C'est pourquoi, compte tenu de la surincidence du cancer de la prostate observée en Guadeloupe et en Martinique, des actions renforcées de sensibilisation des populations et des professionnels ont été mises en place. Ainsi, le centre régional de coordination des dépistages des cancers de la Guadeloupe (CRCDC) anime des séances d'information et de sensibilisation au dépistage dans les communes et au sein des quartiers les plus défavorisés et éloignés, où la présence des soignants est plus faible, dans une logique de proximité.

Ces séances, organisées en lien étroit avec les maires et les professionnels de santé du territoire, rassemblent de plus en plus de personnes. C'est important de le dire.

De plus, le cancer de la prostate est reconnu depuis 2021 comme l'une des maladies professionnelles pouvant être liées à une exposition aux pesticides, dont le chlordécone.

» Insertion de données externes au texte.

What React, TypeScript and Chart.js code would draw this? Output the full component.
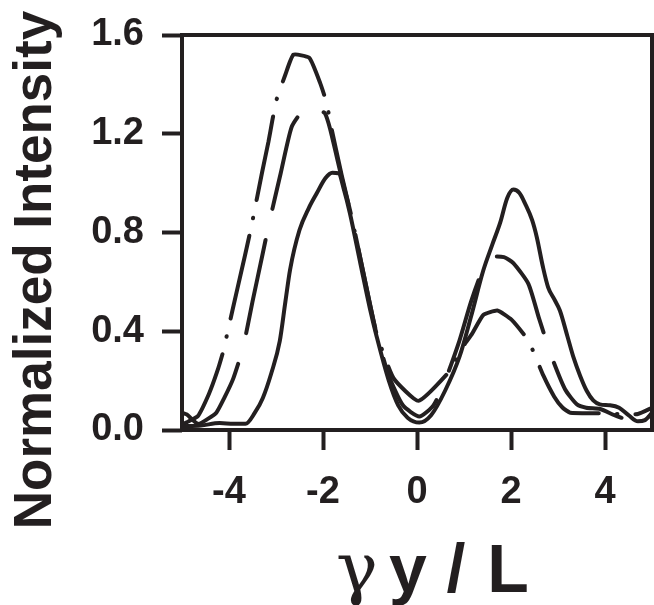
import React, { useEffect, useRef } from "react";
import { Chart, registerables } from "chart.js";

Chart.register(...registerables);

const INK = "#231f20";

// Solid curve
const solidX = [-5.0, -4.6, -4.2, -3.9, -3.65, -3.45, -3.28, -3.1, -2.92, -2.8, -2.7, -2.5, -2.3, -2.13, -1.95, -1.8, -1.67, -1.55, -1.43, -1.2, -1.0, -0.86, -0.6, -0.4, -0.2, 0.05, 0.3, 0.6, 0.91, 1.15, 1.41, 1.6, 1.77, 1.92, 2.05, 2.18, 2.3, 2.45, 2.55, 2.68, 2.79, 2.92, 3.04, 3.2, 3.33, 3.47, 3.61, 3.75, 3.89, 4.1, 4.3, 4.5, 4.7, 4.85, 5.0];
const solidY = [0.015, 0.018, 0.028, 0.025, 0.025, 0.07, 0.13, 0.23, 0.36, 0.52, 0.65, 0.81, 0.9, 0.96, 1.02, 1.042, 1.04, 0.97, 0.88, 0.67, 0.49, 0.38, 0.2, 0.1, 0.05, 0.03, 0.06, 0.16, 0.3, 0.46, 0.646, 0.75, 0.84, 0.94, 0.974, 0.96, 0.917, 0.85, 0.78, 0.66, 0.578, 0.53, 0.484, 0.38, 0.294, 0.22, 0.159, 0.12, 0.104, 0.1, 0.09, 0.06, 0.035, 0.04, 0.07];

// Long-dashed curve
const dashX = [-5.0, -4.9, -4.66, -4.45, -4.27, -4.1, -3.91, -3.7, -3.5, -3.28, -3.14, -2.9, -2.67, -2.45, -2.3, -2.1, -1.96, -1.85, -1.6, -1.4, -1.1, -0.86, -0.6, -0.3, 0.05, 0.35, 0.6, 0.9, 1.15, 1.4, 1.6, 1.85, 2.05, 2.37, 2.6, 2.87, 3.15, 3.4, 3.6, 3.9, 4.2, 4.5, 4.75, 5.0];
const dashY = [0.07, 0.063, 0.025, 0.045, 0.07, 0.13, 0.208, 0.335, 0.52, 0.717, 0.843, 1.04, 1.226, 1.29, 1.31, 1.297, 1.283, 1.22, 1.02, 0.87, 0.6, 0.39, 0.22, 0.1, 0.055, 0.1, 0.2, 0.36, 0.52, 0.65, 0.7, 0.7, 0.676, 0.592, 0.45, 0.294, 0.165, 0.104, 0.09, 0.085, 0.06, 0.04, 0.03, 0.05];

// Dash-dot curve
const dotX = [-5.0, -4.91, -4.66, -4.43, -4.26, -4.13, -3.92, -3.72, -3.62, -3.52, -3.3, -3.16, -3.08, -2.99, -2.8, -2.63, -2.29, -2.06, -1.92, -1.85, -1.6, -1.4, -1.1, -0.86, -0.5, 0.03, 0.7, 0.91, 1.16, 1.41, 1.71, 2.01, 2.37, 2.69, 2.92, 3.1, 3.26, 3.8, 4.3, 4.7, 5.0];
const dotY = [0.02, 0.03, 0.057, 0.145, 0.232, 0.314, 0.49, 0.657, 0.741, 0.829, 1.04, 1.168, 1.252, 1.337, 1.44, 1.52, 1.507, 1.405, 1.324, 1.25, 1.03, 0.87, 0.6, 0.39, 0.21, 0.118, 0.24, 0.32, 0.386, 0.466, 0.484, 0.447, 0.362, 0.22, 0.135, 0.09, 0.07, 0.068, 0.065, 0.065, 0.09];

const xTicks = [-4, -2, 0, 2, 4];
const yTicks = [0, 0.4, 0.8, 1.2, 1.6];

const pts = (xs: number[], ys: number[]) => xs.map((x, i) => ({ x, y: ys[i] }));

const framePlugin = {
  id: "frameAndTitles",
  afterDraw(chart: any) {
    const { ctx, chartArea } = chart;
    const { left, top, right, bottom } = chartArea;
    ctx.save();
    ctx.strokeStyle = INK;
    ctx.lineWidth = 4;
    ctx.strokeRect(left, top, right - left, bottom - top);
    ctx.fillStyle = INK;
    // Y title
    ctx.save();
    ctx.translate(51, 270);
    ctx.rotate(-Math.PI / 2);
    ctx.font = 'bold 53px "Liberation Sans", Arial, sans-serif';
    ctx.textAlign = "center";
    ctx.textBaseline = "alphabetic";
    ctx.fillText("Normalized Intensity", 0, 0);
    ctx.restore();
    // X title
    ctx.textAlign = "center";
    ctx.textBaseline = "alphabetic";
    ctx.font = '70px "DejaVu Serif", serif';
    ctx.fillText("γ", 357, 592);
    ctx.font = 'bold 68px "Liberation Sans", Arial, sans-serif';
    ctx.fillText("y", 408, 592);
    ctx.fillText("/", 456, 592);
    ctx.fillText("L", 508, 592);
    ctx.restore();
  },
};

export default function App() {
  const ref = useRef<HTMLCanvasElement | null>(null);
  useEffect(() => {
    if (!ref.current) return;
    const tickFont = { family: '"Liberation Sans", Arial, sans-serif', size: 38, weight: "bold" as const };
    const chart = new Chart(ref.current, {
      type: "line",
      data: {
        datasets: [
          {
            data: pts(solidX, solidY),
            borderColor: INK,
            borderWidth: 4,
            pointRadius: 0,
            cubicInterpolationMode: "monotone",
            fill: false,
          },
          {
            data: pts(dashX, dashY),
            borderColor: INK,
            borderWidth: 4,
            pointRadius: 0,
            borderDash: [95, 32],
            borderCapStyle: "round",
            tension: 0.2,
            fill: false,
          },
          {
            data: pts(dotX, dotY),
            borderColor: INK,
            borderWidth: 4,
            pointRadius: 0,
            borderDash: [85, 18, 0.5, 18],
            borderCapStyle: "round",
            tension: 0.15,
            fill: false,
          },
        ],
      },
      options: {
        animation: false,
        responsive: false,
        layout: { padding: { left: 0, top: 35, right: 2, bottom: 0 } },
        plugins: { legend: { display: false }, tooltip: { enabled: false } },
        scales: {
          x: {
            type: "linear",
            min: -5,
            max: 5,
            afterBuildTicks: (s: any) => {
              s.ticks = xTicks.map((v) => ({ value: v }));
            },
            afterFit: (s: any) => {
              s.height = 175;
              s.paddingLeft = 0;
              s.paddingRight = 0;
            },
            grid: { drawOnChartArea: false, drawTicks: true, tickLength: 20, tickWidth: 4, tickColor: INK, color: INK },
            border: { display: false },
            ticks: { color: INK, font: tickFont, padding: 20, maxRotation: 0, callback: (v: any) => String(v) },
          },
          y: {
            type: "linear",
            min: 0,
            max: 1.6,
            afterBuildTicks: (s: any) => {
              s.ticks = yTicks.map((v) => ({ value: v }));
            },
            afterFit: (s: any) => {
              s.width = 182;
              s.paddingTop = 0;
              s.paddingBottom = 0;
            },
            grid: { drawOnChartArea: false, drawTicks: true, tickLength: 20, tickWidth: 4, tickColor: INK, color: INK },
            border: { display: false },
            ticks: { color: INK, font: tickFont, padding: 18, callback: (v: any) => Number(v).toFixed(1) },
          },
        },
      },
      plugins: [framePlugin],
    });
    return () => chart.destroy();
  }, []);
  return (
    <div style={{ position: "absolute", left: 0, top: 0, width: 654, height: 605 }}>
      <canvas ref={ref} width={654} height={605} />
    </div>
  );
}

Les premières indemnisations de victimes commencent à être versées aux Antilles et nombre de mesures sont engagées pour réduire l'exposition de la population, mais nous devons continuer à faire mieux, notamment dans la mise en oeuvre des rendez-vous de prévention, qui vont être mis en place pour la population générale. Ce sera un moment véritablement important pour porter dans les Antilles ces actions de prévention contre les risques liés au chlordécone.

Les rendez-vous de prévention pour les personnes âgées de 40-45 ans et de 60-65 ans permettront véritablement d'aborder avec les patients, dans les territoires concernés, la question des dépistages des cancers de la prostate et du sein.

Lors du premier comité de suivi de la stratégie décennale de lutte contre le cancer 2021-2030, qui s'est tenu en décembre dernier, l'importance de la prévention et des dépistages a été rappelée.

Nous allons renforcer la recherche en matière de dépistage pour réexaminer la question des bornes d'âge des dépistages organisés et formuler des recommandations pour les personnes qui ne seraient pas concernées.